Stephen Burrows presented a strong spring collection yesterday, with his flair for the soft and sensual putting him right in step with the trend of other shows here over the past two weeks.

Burrows, 34, is a master of the sexy feminine look, whether in chiffon, crepe or jersey, and even in chamois. He uses elasticized or drawstring waistlines and drawstring necklines, partly for comfort but also "so that the clothes work differently for each woman."

New this season are petal collars, three-layer chiffons with uneven hems and high-cut sides that can be arranged to bare the leg or be discreet. Bright colors, once a Burrows hallmark, are back again, in such unexpected mixes as tapered, tied-front pedal pushers, shorts and tops.

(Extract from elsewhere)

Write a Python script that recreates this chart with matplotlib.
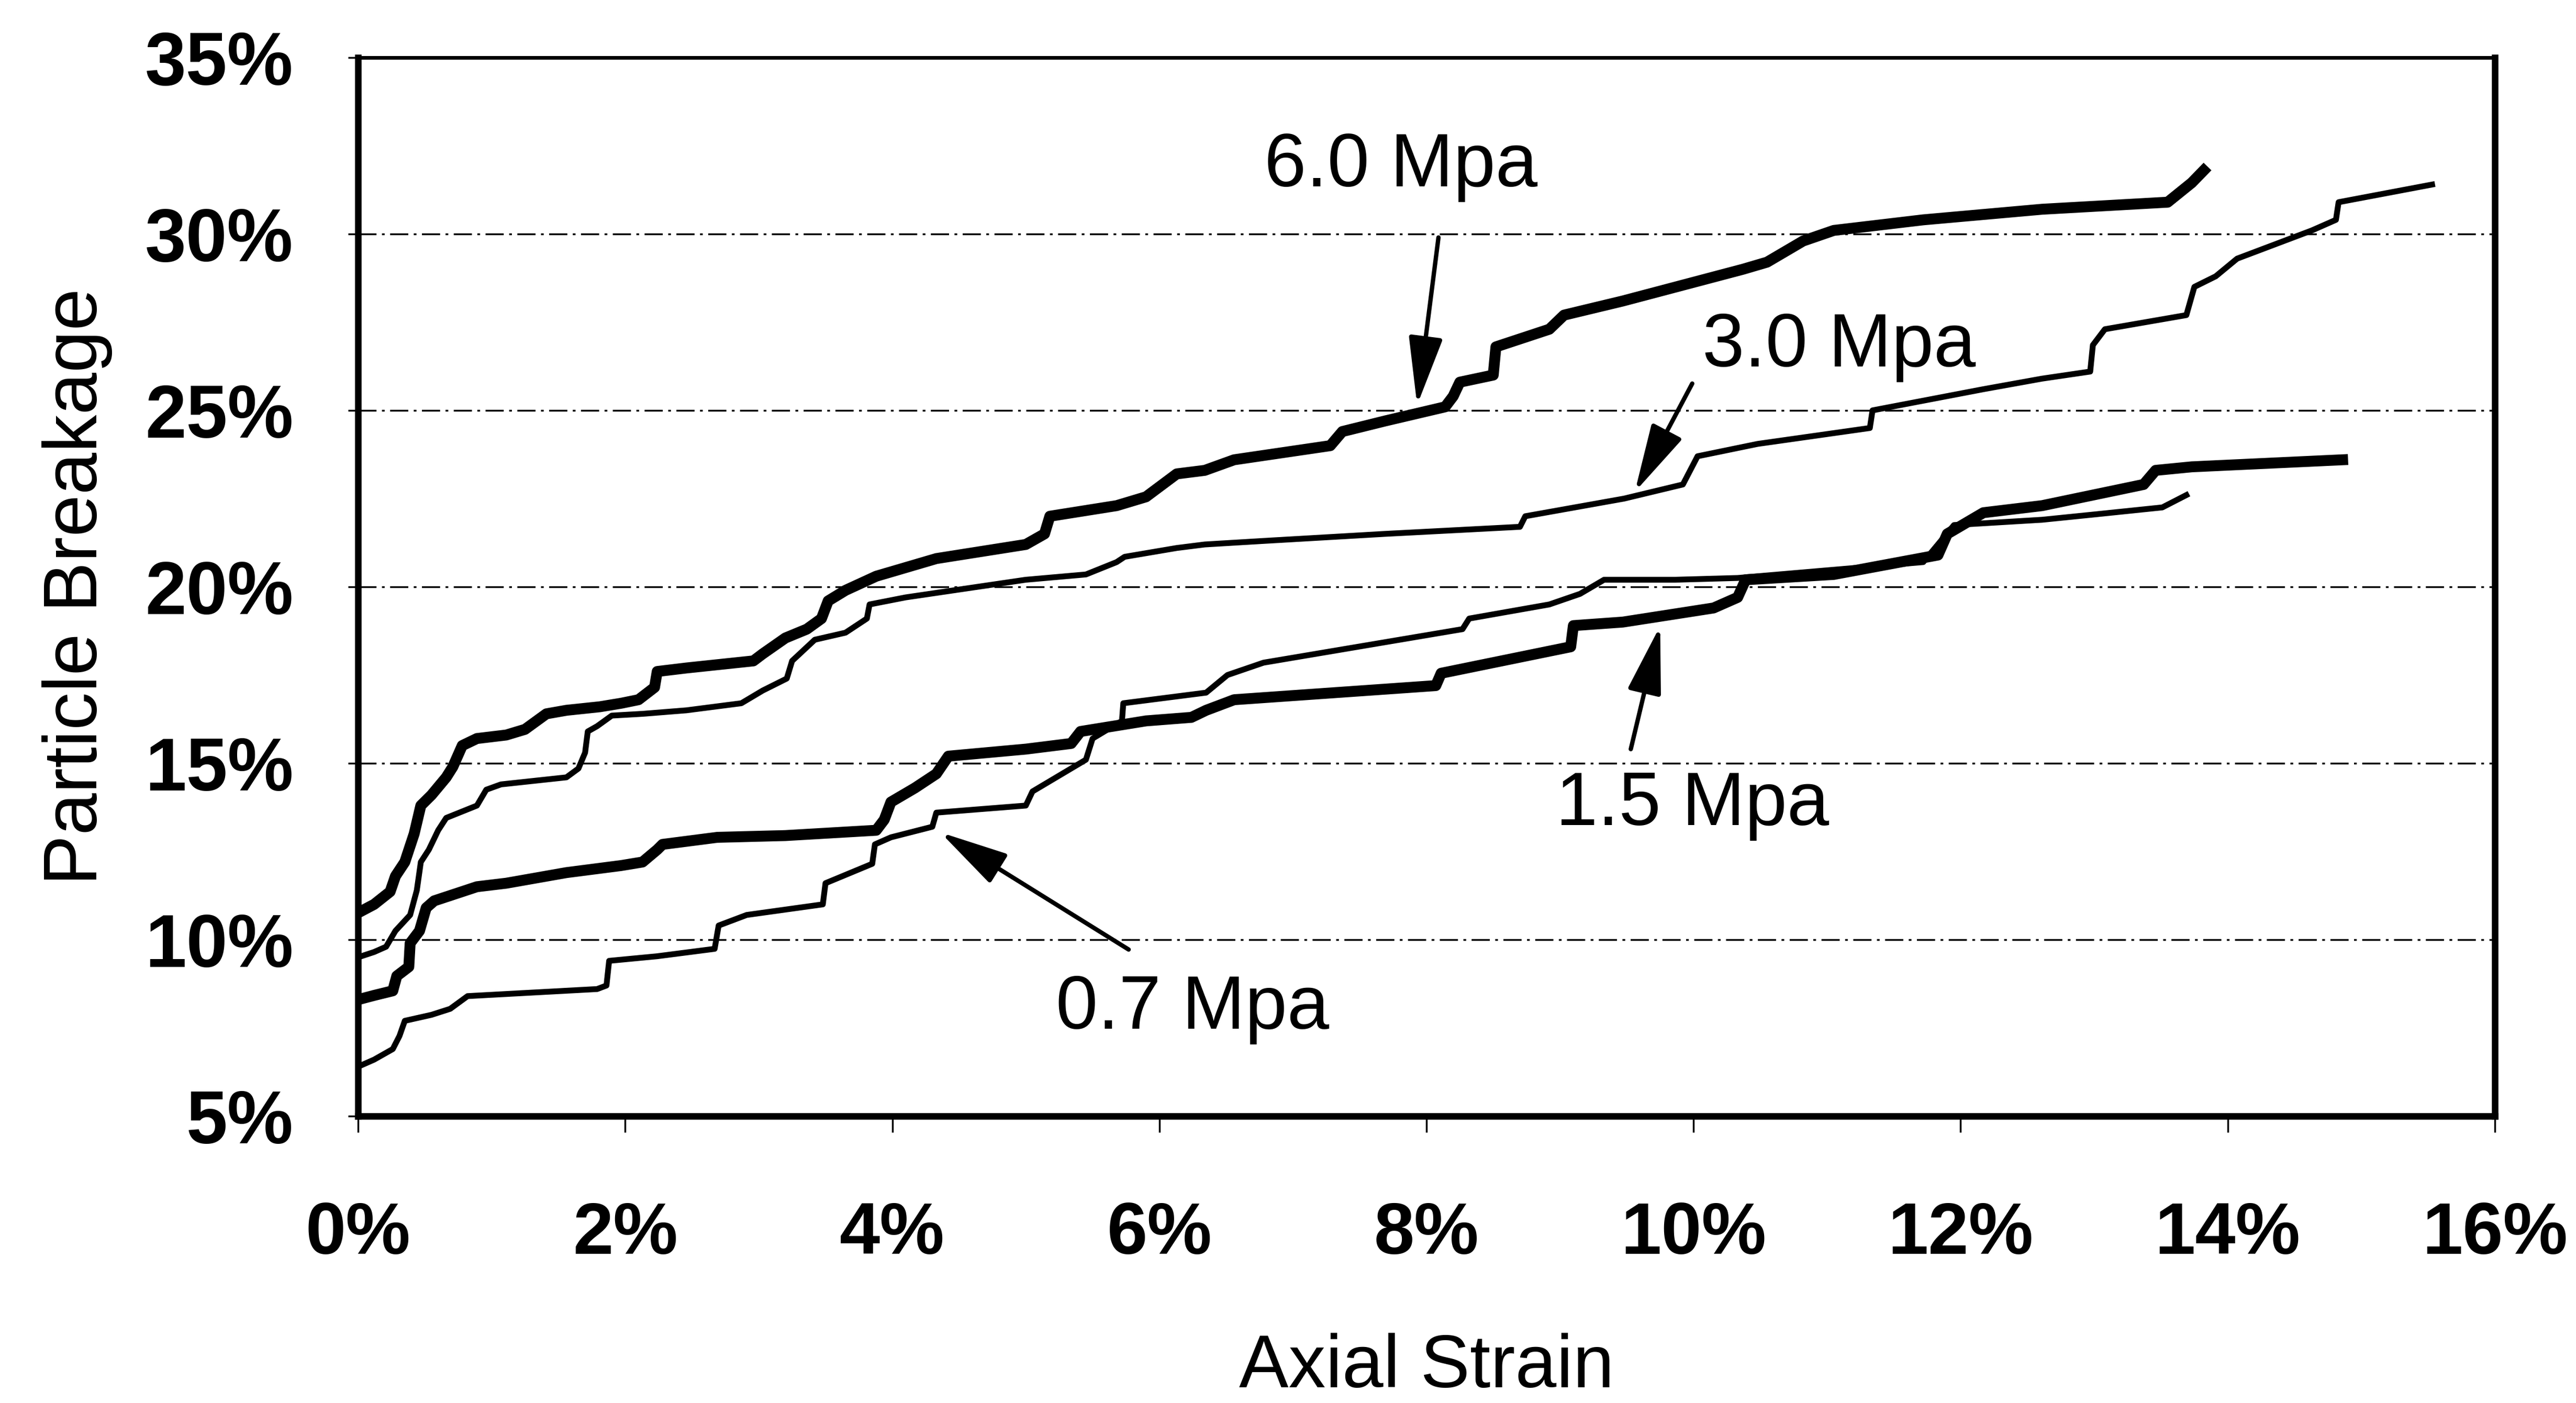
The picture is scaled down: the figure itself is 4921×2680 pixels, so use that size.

There were also new colors for chiffon - slate blue, gray and celery, which had at least one buyer going on enthusiastically.

Tiny prints, which Burrows calls his "doodles," are also new. And a familiar touch, lettuce edging, which has been copied up and down Seventh Avenue, turned up this time as pinked edges on his chamois jackets, often done Indian style with long fringes.

Except for some scandals, he has abandoned the heavy metallic look that marked his designs for this fall. His models yesterday were wearing rolled-down socks in bright colors, with scandals for day time. They sported the spikiest heels around for evening.

Unlike most of the designers who showed their clothes in New York in the last two weeks. Burrows' clothes are never very inflated or oversized.

Jackets are often loose and skirts flared or pleated, but mostly the designs are shaped near the body rather than flowing away from it.

That, plus the discreetly placed but deep slits here and there, are what help make the clothes show off the body well. "You'd have to say the clothes are very sensuous, rather than sexy," declared Jean Rosenberg, vice president of Henri Bendels, which sells the clothes in New York. (Saks Jandel and Bloomingdale's handle them in Washington.)

Meanwhile, Burrows, on hand for the show on Bendel's second floor, was grousing half-seriously about his difficulties with spring. "I don't really see it as a true season," he said.

Nevertheless, Bruce Binder, corporate fashion director for Macy's, found the collection "just as good as Paris." That's good news for Burrows, who, together with Scott Barrie, will be taking his fall collection exactly there next April, the first American designers to try to take on the French in their lair.